The vaginal contraceptive film (VCF) is a relatively new method of contraception for women who do not want to take the birth control pill. It consists of a small piece of clear film that is inserted in the vagina just prior to intercourse. Once inside the vagina, the film turns into a viscous gel, which releases a spermicide called nonoxynol-9. This chemical kills or immobilizes sperm when left in the vagina for several hours after intercourse.
In order for a pregnancy to occur, the sperm cells need to enter the vagina and swim up to the uterus where they can fertilize the egg. Once you insert the contraceptive film inside the vagina, it will turn into a viscous fluid within 10 to 15 minutes that kills or incapacitates sperm before they reach the uterus. However, to be effective, the VCF must be inserted into the vagina at least 15 minutes prior to sexual intercourse and left there for several hours afterwards.
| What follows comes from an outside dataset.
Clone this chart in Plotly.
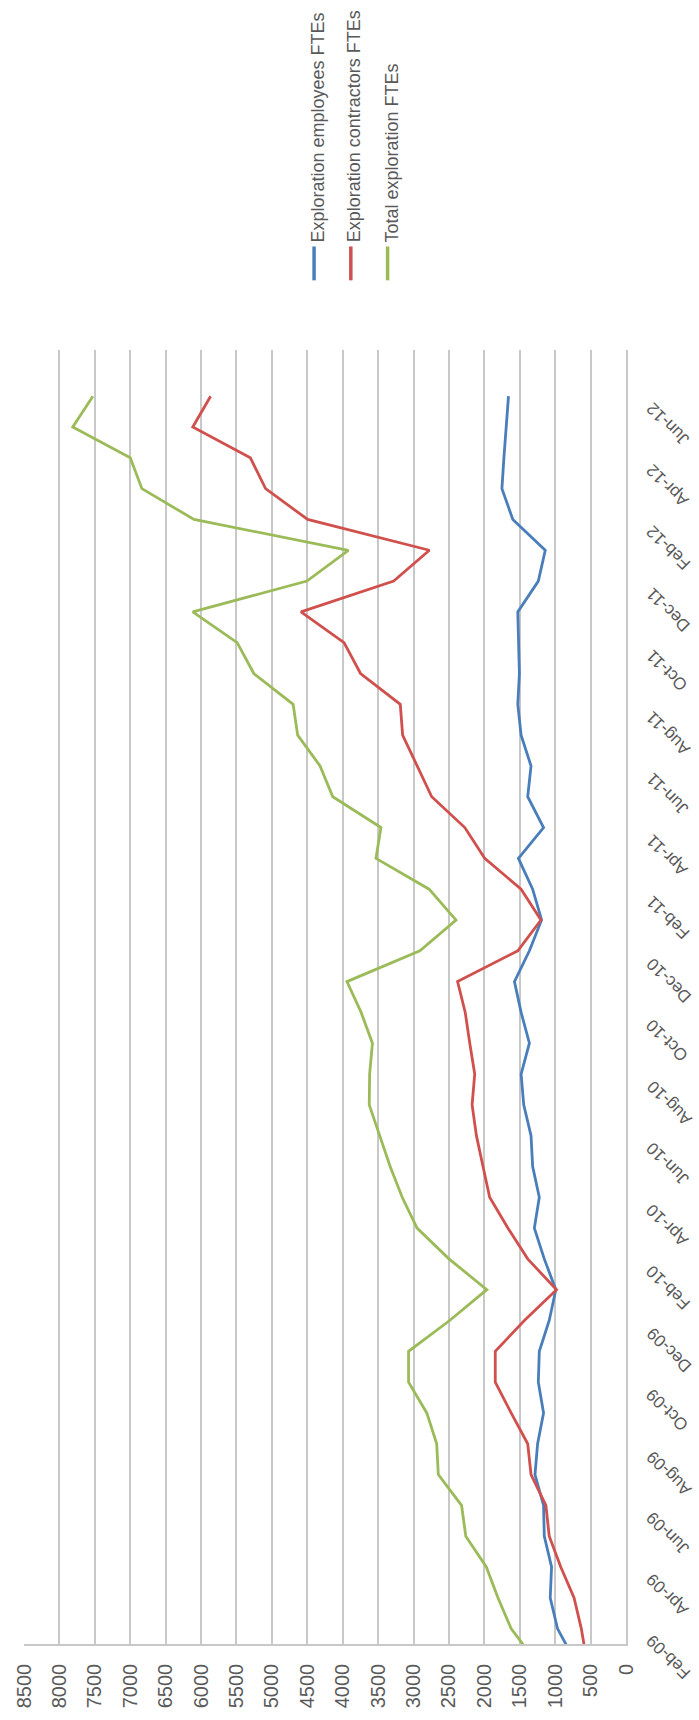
import pandas as pd
import plotly.graph_objects as go

# Categories: monthly, Jan-09 (partly clipped at the axis) to Jun-12
months = pd.date_range("2009-01-01", "2012-06-01", freq="MS").strftime("%b-%y").tolist()
tick_labels = months[1::2]  # Feb-09, Apr-09, ..., Jun-12

employees = [733, 967, 1070, 1051, 1154, 1164, 1285, 1248, 1164, 1238,
             1224, 1084, 991, 1154, 1294, 1224, 1318, 1341, 1444, 1481,
             1364, 1481, 1575, 1364, 1192, 1318, 1519, 1164, 1388, 1341,
             1481, 1528, 1505, 1519, 1528, 1238, 1140, 1598, 1752, 1724,
             1692, 1659]
contractors = [557, 631, 734, 921, 1084, 1131, 1341, 1388, 1622, 1846,
               1846, 1435, 981, 1388, 1668, 1925, 2019, 2112, 2173, 2136,
               2206, 2270, 2378, 1528, 1201, 1481, 1995, 2276, 2743, 2953,
               3154, 3187, 3748, 3981, 4589, 3280, 2776, 4495, 5089, 5304,
               6117, 5865]
total = [1294, 1622, 1808, 1972, 2262, 2322, 2650, 2673, 2813, 3070,
         3070, 2490, 1965, 2500, 2950, 3160, 3330, 3480, 3625, 3620,
         3580, 3740, 3940, 2910, 2400, 2780, 3530, 3460, 4140, 4320,
         4636, 4700, 5255, 5490, 6117, 4505, 3920, 6100, 6835, 7000,
         7812, 7527]

series_names = ["Exploration employees FTEs", "Exploration contractors FTEs", "Total exploration FTEs"]
series_values = [employees, contractors, total]
colors = ["#4A7EBB", "#D0504D", "#9BBB59"]

FONT = "Liberation Sans, Arial, sans-serif"
W, H = 699, 1720
ML, MR, MT, MB = 20, 73, 350, 70
PW = W - ML - MR
PH = H - MT - MB

def px_to_paper_x(px):
    return (px - ML) / PW

def px_to_paper_y(py):
    return (H - MB - py) / PH

fig = go.Figure()
for name, vals, col in zip(series_names, series_values, colors):
    fig.add_trace(go.Scatter(x=vals, y=months, mode="lines", name=name,
                             line=dict(color=col, width=2.8), showlegend=False))

# Category labels (rotated, like the reference)
for lab in tick_labels:
    fig.add_annotation(x=px_to_paper_x(640), xref="paper", y=lab, yref="y",
                       text=lab, textangle=-135, showarrow=False,
                       xanchor="left", yanchor="top",
                       font=dict(family=FONT, size=17, color="#595959"))

# Legend drawn as rotated text with short coloured strokes below
leg_x = [316, 353, 390]
for name, col, lx in zip(series_names, colors, leg_x):
    fig.add_annotation(x=px_to_paper_x(lx), xref="paper", y=px_to_paper_y(244), yref="paper",
                       text=name, textangle=-90, showarrow=False,
                       xanchor="center", yanchor="bottom",
                       font=dict(family=FONT, size=18, color="#595959"))
    fig.add_shape(type="line", xref="paper", yref="paper",
                  x0=px_to_paper_x(lx - 4), x1=px_to_paper_x(lx - 4),
                  y0=px_to_paper_y(246), y1=px_to_paper_y(280),
                  line=dict(color=col, width=3.5))

fig.update_layout(
    width=W, height=H,
    margin=dict(l=ML, r=MR, t=MT, b=MB),
    paper_bgcolor="white", plot_bgcolor="white",
    font=dict(family=FONT, color="#595959"),
    xaxis=dict(range=[8500, 0], dtick=500, tick0=0, showgrid=True,
               gridcolor="#C8C8C8", gridwidth=1.5,
               zeroline=True, zerolinecolor="#C8C8C8", zerolinewidth=1.5,
               showline=True, linecolor="#C8C8C8", linewidth=1.5,
               tickangle=-90, ticks="", ticklabelstandoff=10,
               tickfont=dict(family=FONT, size=20, color="#595959")),
    yaxis=dict(type="category", range=[0.5, 42.5], side="right",
               showgrid=False, zeroline=False, showticklabels=False,
               showline=True, linecolor="#C8C8C8", linewidth=1.5, ticks=""),
)

fig.write_html("out.html")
Is Contraceptive Film Effective?
VCF is 94% effective as a primary method of birth control if used as instructed. When used in combination with another birth control method, the effectiveness rate can go up to nearly 99%. The VCF will not work if placed inside the vagina only a few minutes prior to intercourse or if it is inserted earlier than three hours.
How to Use VCF
In order to insert it correctly, you will need to squat, fold the film over your finger, and push it deep inside the vagina. You should try to feel your cervix with your finger first if you have never used the contraceptive film before. Once it is inserted, you should wait about 15 minutes before having sexual intercourse.
The VCF offers protection for a single act of sexual intercourse, and its duration is about three hours. Unlike oral contraceptive pills, VCF is available over the counter and comes in either a single packet or a box containing 12 films.